Any criticism or alternative theory is to be discreditied via a religious smear. Unable to explain your precious evolution on a molecular level, unable to prove your theory of macroevolution, unable to state evolution in a LAW, you resort to personal invective and castigation.
This may seem heretical but I'm actually not all that much in favor of teaching science in elementary school.
All too often, no, make that almost always, "science" is taught as a bunch of dry, boring facts to be memorized.
The magic goes away. No one's fault really. People wouldn't be elementary school teachers if they themselves had been caught up in the excitement of real science.
They were 4 Dems and 4 Republicans, who ran on the Dem. line for expediency.
I'm only an ex-Catholic, not a real one, but perhaps you might want to consider there are quite a few Christians who don't regard the Reformation as a good thing? :-)

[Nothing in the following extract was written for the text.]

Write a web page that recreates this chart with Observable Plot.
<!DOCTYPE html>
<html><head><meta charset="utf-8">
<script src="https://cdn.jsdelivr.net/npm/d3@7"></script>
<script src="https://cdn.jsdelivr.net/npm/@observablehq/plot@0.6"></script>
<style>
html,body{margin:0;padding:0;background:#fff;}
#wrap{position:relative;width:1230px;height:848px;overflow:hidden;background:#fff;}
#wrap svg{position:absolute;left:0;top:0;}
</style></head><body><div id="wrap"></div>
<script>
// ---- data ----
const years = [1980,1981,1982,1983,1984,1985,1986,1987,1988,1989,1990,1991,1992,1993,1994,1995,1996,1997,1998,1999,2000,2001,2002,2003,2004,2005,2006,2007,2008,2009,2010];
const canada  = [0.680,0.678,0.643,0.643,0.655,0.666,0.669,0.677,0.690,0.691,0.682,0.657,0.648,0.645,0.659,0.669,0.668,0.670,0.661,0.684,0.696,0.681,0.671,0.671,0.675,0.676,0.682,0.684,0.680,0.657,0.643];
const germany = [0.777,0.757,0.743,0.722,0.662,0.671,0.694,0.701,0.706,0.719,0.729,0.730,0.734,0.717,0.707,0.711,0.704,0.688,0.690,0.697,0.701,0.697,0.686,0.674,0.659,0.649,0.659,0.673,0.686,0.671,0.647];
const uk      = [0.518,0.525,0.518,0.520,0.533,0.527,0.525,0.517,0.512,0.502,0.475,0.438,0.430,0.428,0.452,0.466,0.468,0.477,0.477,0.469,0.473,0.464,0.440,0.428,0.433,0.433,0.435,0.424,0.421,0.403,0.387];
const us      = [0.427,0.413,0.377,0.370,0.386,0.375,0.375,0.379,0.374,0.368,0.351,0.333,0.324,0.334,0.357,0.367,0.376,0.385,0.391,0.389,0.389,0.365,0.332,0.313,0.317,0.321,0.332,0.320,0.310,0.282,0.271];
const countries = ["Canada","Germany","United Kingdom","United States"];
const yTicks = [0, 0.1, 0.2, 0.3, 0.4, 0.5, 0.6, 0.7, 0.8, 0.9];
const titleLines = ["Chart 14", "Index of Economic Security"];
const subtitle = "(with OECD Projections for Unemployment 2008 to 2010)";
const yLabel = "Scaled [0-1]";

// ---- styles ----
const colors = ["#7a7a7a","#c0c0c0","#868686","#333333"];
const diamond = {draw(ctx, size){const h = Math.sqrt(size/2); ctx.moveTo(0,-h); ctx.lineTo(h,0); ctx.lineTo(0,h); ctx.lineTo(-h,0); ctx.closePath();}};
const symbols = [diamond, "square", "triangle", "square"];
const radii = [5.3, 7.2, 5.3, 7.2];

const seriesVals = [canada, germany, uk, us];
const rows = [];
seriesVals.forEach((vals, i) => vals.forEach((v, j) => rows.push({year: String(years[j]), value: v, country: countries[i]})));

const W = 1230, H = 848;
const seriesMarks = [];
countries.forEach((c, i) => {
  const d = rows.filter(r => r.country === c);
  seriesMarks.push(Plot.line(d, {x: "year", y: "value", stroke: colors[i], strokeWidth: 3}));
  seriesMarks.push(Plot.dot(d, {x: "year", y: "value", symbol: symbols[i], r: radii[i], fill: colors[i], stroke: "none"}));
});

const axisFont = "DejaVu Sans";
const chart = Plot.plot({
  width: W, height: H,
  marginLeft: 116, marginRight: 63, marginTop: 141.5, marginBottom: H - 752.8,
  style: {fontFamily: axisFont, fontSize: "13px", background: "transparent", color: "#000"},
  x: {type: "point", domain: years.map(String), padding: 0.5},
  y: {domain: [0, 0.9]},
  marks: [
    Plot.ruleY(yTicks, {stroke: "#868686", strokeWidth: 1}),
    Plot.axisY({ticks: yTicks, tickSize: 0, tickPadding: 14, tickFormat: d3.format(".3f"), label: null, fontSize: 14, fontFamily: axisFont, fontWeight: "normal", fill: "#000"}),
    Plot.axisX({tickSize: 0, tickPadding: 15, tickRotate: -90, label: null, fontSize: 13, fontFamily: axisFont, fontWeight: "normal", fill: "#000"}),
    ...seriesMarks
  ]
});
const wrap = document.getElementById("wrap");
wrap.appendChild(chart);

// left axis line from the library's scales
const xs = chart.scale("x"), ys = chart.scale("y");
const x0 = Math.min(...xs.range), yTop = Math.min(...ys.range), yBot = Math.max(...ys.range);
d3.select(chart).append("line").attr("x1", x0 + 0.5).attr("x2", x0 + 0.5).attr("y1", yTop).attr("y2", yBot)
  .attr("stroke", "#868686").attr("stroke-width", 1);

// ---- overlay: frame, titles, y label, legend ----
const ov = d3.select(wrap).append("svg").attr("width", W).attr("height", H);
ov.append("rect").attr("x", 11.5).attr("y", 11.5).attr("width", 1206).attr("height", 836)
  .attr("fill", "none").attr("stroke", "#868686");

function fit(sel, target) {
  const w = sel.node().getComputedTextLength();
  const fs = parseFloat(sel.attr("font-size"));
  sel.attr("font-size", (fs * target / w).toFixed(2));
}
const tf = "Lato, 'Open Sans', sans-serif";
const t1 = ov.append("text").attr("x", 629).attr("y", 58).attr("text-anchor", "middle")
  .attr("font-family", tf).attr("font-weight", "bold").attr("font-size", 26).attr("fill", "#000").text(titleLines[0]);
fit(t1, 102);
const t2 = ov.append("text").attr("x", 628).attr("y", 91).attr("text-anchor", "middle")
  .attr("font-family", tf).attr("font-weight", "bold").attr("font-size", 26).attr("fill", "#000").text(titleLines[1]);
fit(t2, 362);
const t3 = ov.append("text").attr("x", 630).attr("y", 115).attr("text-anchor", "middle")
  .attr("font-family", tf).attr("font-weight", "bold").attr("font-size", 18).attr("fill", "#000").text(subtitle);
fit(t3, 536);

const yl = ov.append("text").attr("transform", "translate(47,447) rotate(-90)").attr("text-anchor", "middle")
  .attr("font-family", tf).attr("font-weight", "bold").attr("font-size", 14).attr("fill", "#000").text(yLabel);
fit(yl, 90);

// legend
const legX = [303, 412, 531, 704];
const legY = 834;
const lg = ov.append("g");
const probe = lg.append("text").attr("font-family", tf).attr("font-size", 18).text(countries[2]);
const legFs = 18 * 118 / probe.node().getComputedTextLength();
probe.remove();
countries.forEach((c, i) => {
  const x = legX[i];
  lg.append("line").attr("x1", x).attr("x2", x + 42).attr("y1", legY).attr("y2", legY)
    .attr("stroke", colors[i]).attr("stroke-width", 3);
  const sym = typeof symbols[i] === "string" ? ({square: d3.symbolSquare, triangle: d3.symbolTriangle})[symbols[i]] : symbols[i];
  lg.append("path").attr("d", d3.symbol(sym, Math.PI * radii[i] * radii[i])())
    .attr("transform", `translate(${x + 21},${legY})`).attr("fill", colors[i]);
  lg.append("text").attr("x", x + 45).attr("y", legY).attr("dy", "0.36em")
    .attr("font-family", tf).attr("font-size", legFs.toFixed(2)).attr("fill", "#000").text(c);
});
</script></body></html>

The folks in Dover appear quite capable of making their own decisions. But I knew that from the gitgo.
At least they can't make the curriculum any more one-sided. Decades of brainwashing still hasn't convinced the majority of the subjects.
You're assuming the result of the election would have been the same if the suit hadn't been filed. Possible, but I doubt it.
Limited government includes not imposing a sectarian governmental agenda on the public sphere. That's what the religious right doesn't understand.
"I dunno. Hey, creationists: Why do you think the Dover school board got thrown out en masse?"
First of all you need to get your terminology correct. Someone could be a proponent of ID and not be a creationist. At best, logically speaking, all creationists are de facto IDers that know who the intelligent designer is. However, this childish game of trying to say that ID is reworked creationism is false. I am a young earth 6 day creationist - no matter how foolish that may sound. I see ID as merely a compromise solution and hardly a great assault on science.
Whatever, that being said. It would appear that the media attention this trial has brought on Dover has been an embarrassment for many that normally would have passively accepted ID being introduced without caring. The election is a backlash to the "bad press" caused by the trial IMO. However, regardless of the reason(s), the people of Dover have spoken by the election process. For the time being, that must be respected until the next election. If they don't want ID introduced, that is their choice, and I won't complain about it as a "creationist". I do NOT speak for true ID proponents.
Nothing prevents you from arguing that the ends justifies the means, you just can't wear the limited government hat.